Reinforcement Learning for Latent Trajectory Optimization: Reinforcement learning algorithms (e.g., Group Relative Policy Optimization) can be utilized to explore and reinforce compact latent reasoning paths, rewarding efficient “thought” chains that yield correct answers, and enabling policy optimization within latent space rather than in discrete output sequence space (2505.16552, 2505.16865).
Residual and Contrastive Refinement: Post-training or inference-time procedures such as contrastive reasoning feedback (comparing the current state against strong/weak baselines) and residual embedding refinement (momentum-based update integration) enable dynamic and robust correction or refinement of latent reasoning trajectories with minimal overhead (2506.08552).

4. Applications and Empirical Evidence

Latent reasoning methodologies have shown applicability in a range of tasks, often yielding substantial empirical benefits:

Mathematical and Logical Deduction: By enabling multi-step deduction entirely within latent space, models can perform symbolic and logical manipulations, approximate theorem proving, and mathematical reasoning with fewer explicit computation steps (1909.11851, 2412.06769, 2505.16552).
Sequential Recommendation: Latent reasoning allows recommender systems to iteratively refine user representations and preference predictions, capturing complex behavior dynamics with greater computational efficiency (2503.22675, 2505.16865).
Image Synthesis and Multimodal Reasoning: Visual reasoning frameworks mine latent semantics from control images, using chain-of-thought processes in latent space to bridge gaps between sparse prompts and dense outputs in image generation (2506.03596).
Test-Time Adaptation and Scaling: Methods such as Fractional Reasoning or LatentSeek support test-time instance-level adaptation and continuous control over reasoning intensity by directly manipulating latent representations with steering vectors or policy gradient optimization (2506.15882, 2505.13308).
Efficiency and Compression: By compressing multi-step token-level reasoning into dense latent transformations, these approaches reduce inference token cost by upwards of 92%, allow for dramatic speed-ups, and support dynamic adjustment of reasoning chain length at inference time (2505.16552, 2505.18962).
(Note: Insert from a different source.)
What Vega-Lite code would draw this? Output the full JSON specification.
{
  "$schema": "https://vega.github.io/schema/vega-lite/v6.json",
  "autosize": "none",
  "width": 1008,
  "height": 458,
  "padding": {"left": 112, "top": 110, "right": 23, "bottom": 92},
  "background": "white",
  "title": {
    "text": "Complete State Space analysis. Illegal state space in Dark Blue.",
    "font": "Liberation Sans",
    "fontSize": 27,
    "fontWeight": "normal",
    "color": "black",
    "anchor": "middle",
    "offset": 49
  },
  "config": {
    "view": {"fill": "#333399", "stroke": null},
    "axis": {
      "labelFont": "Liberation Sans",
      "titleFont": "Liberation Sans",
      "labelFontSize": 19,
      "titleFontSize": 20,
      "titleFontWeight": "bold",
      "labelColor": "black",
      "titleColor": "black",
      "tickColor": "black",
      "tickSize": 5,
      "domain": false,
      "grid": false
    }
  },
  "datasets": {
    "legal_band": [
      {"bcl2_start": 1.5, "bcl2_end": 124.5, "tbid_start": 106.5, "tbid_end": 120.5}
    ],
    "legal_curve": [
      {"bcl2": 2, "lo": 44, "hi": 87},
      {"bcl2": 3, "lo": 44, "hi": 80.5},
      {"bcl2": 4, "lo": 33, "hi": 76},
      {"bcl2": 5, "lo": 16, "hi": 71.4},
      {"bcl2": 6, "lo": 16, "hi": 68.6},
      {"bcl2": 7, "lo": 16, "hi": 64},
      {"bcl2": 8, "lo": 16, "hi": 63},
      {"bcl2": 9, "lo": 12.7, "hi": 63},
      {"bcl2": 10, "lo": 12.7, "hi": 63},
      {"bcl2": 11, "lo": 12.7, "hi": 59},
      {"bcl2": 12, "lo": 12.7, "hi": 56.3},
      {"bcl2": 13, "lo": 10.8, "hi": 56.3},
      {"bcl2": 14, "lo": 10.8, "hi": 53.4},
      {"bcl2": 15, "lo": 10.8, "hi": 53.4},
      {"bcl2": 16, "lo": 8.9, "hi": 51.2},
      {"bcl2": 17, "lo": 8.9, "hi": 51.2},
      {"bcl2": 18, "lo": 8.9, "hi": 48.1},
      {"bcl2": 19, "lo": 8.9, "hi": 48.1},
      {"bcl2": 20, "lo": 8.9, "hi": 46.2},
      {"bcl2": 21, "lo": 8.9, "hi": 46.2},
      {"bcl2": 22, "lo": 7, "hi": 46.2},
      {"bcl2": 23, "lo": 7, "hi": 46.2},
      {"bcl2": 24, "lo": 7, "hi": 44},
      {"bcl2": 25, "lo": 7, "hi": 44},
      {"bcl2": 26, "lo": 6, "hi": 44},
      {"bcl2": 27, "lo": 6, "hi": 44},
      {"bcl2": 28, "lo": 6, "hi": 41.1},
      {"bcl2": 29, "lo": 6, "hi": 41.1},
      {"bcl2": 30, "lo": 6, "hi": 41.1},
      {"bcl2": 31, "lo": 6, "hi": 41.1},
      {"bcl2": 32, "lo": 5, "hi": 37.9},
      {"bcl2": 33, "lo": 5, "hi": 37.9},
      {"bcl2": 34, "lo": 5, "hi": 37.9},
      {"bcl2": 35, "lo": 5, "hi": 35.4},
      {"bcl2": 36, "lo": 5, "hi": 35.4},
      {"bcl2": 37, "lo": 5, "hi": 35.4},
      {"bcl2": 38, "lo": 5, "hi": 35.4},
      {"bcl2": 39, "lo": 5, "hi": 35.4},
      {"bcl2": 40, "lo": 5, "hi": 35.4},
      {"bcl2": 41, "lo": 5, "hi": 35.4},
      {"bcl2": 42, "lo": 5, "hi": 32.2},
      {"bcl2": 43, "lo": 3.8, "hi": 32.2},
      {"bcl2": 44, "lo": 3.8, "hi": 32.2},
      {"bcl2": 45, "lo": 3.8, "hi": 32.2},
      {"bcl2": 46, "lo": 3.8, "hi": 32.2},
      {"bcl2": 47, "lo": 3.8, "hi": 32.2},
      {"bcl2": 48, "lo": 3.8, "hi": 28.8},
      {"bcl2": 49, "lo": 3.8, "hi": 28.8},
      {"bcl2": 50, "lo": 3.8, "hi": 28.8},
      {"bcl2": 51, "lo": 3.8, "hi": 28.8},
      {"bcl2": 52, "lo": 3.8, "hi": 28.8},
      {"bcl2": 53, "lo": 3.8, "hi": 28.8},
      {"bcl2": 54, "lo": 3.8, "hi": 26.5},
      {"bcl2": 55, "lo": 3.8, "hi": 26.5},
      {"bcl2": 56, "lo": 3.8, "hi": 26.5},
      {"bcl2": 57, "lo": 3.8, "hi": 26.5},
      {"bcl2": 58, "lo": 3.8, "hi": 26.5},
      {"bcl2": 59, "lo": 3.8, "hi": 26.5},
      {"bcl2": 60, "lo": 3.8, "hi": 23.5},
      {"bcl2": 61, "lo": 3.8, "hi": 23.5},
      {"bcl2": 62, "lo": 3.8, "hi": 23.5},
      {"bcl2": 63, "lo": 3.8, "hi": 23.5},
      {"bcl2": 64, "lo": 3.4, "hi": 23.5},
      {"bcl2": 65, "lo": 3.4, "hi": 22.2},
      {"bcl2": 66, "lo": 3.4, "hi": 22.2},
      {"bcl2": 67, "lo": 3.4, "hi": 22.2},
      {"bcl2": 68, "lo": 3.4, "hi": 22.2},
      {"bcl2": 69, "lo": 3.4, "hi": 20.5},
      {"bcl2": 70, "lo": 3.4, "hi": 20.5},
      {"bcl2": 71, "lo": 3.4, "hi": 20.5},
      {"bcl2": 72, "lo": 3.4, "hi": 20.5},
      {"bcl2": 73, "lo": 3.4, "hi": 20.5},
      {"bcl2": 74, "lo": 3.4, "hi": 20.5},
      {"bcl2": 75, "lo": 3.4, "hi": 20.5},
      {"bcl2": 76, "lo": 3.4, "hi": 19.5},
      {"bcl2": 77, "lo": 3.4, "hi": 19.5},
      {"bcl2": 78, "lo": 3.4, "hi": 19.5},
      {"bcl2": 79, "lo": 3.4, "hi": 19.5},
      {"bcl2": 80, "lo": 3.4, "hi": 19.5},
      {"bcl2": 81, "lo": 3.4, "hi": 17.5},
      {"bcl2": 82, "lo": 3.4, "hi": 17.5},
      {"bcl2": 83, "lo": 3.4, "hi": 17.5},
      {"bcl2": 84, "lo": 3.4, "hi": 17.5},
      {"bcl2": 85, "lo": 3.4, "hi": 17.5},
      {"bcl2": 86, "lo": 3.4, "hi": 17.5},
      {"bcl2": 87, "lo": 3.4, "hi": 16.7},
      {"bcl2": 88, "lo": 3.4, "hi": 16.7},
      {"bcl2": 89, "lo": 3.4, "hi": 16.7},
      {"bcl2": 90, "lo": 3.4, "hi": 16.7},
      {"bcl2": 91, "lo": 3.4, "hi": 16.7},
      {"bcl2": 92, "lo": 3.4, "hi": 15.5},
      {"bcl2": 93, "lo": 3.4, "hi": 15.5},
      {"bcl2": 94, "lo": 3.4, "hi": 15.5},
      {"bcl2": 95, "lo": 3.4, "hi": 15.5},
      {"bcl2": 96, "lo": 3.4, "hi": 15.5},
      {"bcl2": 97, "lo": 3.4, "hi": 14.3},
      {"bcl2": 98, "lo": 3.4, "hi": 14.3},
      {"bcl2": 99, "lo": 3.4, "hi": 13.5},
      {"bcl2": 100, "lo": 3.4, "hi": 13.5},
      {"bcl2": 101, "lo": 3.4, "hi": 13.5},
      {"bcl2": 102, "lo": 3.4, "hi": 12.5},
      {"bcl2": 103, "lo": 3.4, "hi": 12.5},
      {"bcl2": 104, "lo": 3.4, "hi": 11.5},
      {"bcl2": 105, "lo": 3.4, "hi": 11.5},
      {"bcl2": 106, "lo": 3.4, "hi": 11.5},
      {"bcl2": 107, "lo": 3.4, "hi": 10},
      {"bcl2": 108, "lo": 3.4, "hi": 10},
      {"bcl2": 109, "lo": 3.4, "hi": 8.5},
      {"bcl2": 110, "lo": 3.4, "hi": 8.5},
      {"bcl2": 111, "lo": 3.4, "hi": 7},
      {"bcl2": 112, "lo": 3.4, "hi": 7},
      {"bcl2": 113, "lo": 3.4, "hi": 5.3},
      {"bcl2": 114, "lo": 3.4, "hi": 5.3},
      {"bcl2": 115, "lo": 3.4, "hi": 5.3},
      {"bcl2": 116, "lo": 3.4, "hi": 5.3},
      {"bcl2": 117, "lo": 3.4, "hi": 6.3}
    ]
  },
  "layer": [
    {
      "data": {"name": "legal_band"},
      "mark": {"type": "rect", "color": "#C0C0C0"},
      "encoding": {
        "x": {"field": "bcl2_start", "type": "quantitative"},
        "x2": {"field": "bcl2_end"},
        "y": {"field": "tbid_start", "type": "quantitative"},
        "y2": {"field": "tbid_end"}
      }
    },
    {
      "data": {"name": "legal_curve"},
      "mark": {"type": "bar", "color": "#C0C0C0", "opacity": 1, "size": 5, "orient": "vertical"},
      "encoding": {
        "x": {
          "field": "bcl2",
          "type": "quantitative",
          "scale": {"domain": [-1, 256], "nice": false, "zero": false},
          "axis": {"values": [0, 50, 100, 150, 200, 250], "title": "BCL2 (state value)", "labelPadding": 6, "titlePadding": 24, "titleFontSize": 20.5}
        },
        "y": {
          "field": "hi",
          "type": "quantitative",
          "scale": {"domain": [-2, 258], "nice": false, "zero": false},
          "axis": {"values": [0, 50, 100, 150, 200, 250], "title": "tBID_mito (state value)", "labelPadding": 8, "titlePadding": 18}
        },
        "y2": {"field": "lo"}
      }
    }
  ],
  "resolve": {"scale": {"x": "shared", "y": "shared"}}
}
5. Critical Analysis, Interpretability, and Limitations

Despite the empirical strengths of latent reasoning, several challenges and open questions remain:

Interpretability: Internal latent trajectories are opaque, complicating efforts to interpret or attribute individual reasoning steps. While explicit CoT outputs are amenable to analysis, latent reasoning requires specialized mechanistic probes to elucidate the contribution of each layer or activation to the final outcome (2507.06203, 2504.10615).
Evaluation Difficulties: Benchmarking latent reasoning remains difficult due to inconsistent training and architectural setups across studies. Distinguishing genuine multi-step inference from learned shortcuts or heuristics is a recognized challenge (2411.16679, 2504.10615).
Generalization and Training Stability: Models internalizing specific reasoning templates may be brittle or lack generalization to novel problem types. Complex recurrence patterns (e.g., deep looping, infinite-depth diffusion) also introduce stability and parallelization concerns in training (2505.16782, 2507.06203).
Safety and Opaqueness: The opacity of latent reasoning implies a risk—incorrect, deceptive, or unsafe plans may be “hidden” in the latent computations without leaving an explicit token trail. There is a call for improved monitoring and circuit tracing methodologies to address this (2504.10615).
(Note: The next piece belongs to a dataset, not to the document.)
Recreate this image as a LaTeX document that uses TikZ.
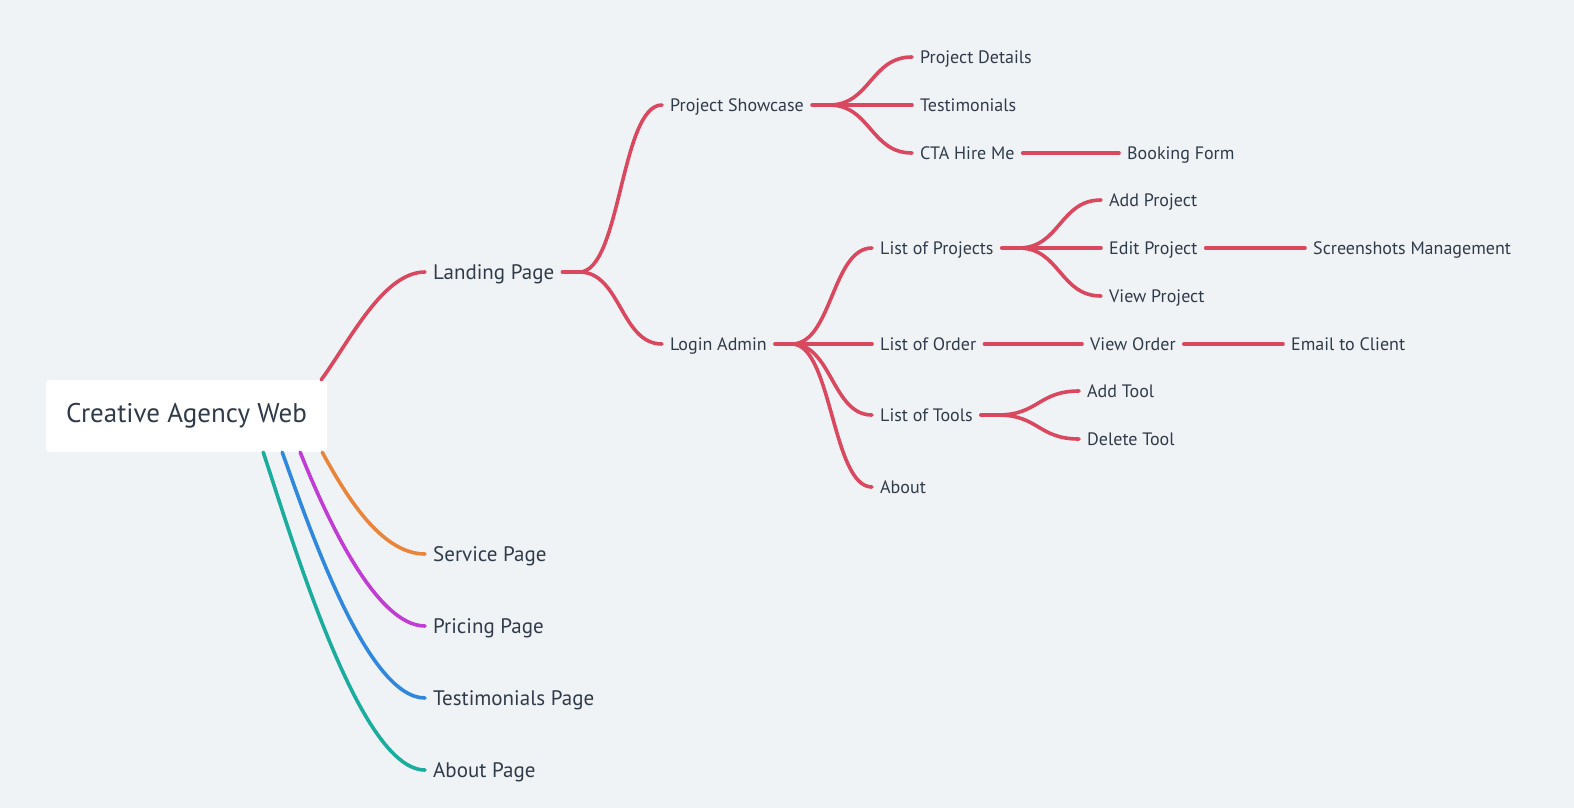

6. Future Directions and Research Horizons

Ongoing research is expected to focus on several avenues:

Unified Benchmarks and Taxonomies: The need for standardized evaluation suites, taxonomic clarity, and cross-method comparability is pronounced, as highlighted in recent surveys (2505.16782, 2507.06203).
Hybrid and Adaptive Architectures: Hybrids that flexibly combine vertical and horizontal recurrence, diffusion and AR mechanisms, or latent reasoning and language-based CoT may unlock yet higher reasoning capacity (2507.06203, 2505.18454).
Adaptive and Dynamic Control: Developing inference-time schedules that adjust reasoning depth or select among multiple reasoning pathways based on problem complexity, uncertainty, or feedback signals (e.g., reward-based or error-driven reasoning intensity control) (2506.15882, 2505.18962).
Interpretability and Process Supervision: Advancing tools for mechanistic interpretability, transparency, and external process monitoring—including research on latent CoT vectors and activation direction discovery—will be critical for trustworthy deployment (2504.10615, 2505.16782).
Efficiency and Scalability in Deployment: Techniques for latent compression, dynamic loop exit, and efficient post-training correction are expected to be pivotal in the deployment of large-scale reasoning systems in industry and scientific computing (2505.18962, 2505.16552).

The latent reasoning paradigm reorients model design toward more abstract, bandwidth-efficient, and potentially globally consistent reasoning by shifting computational effort away from explicit intermediate outputs and into the internal continuous dynamics of neural networks. This direction is supported by architectural, training, and inference innovations, and ongoing work seeks to unlock its full potential for complex AI problem-solving.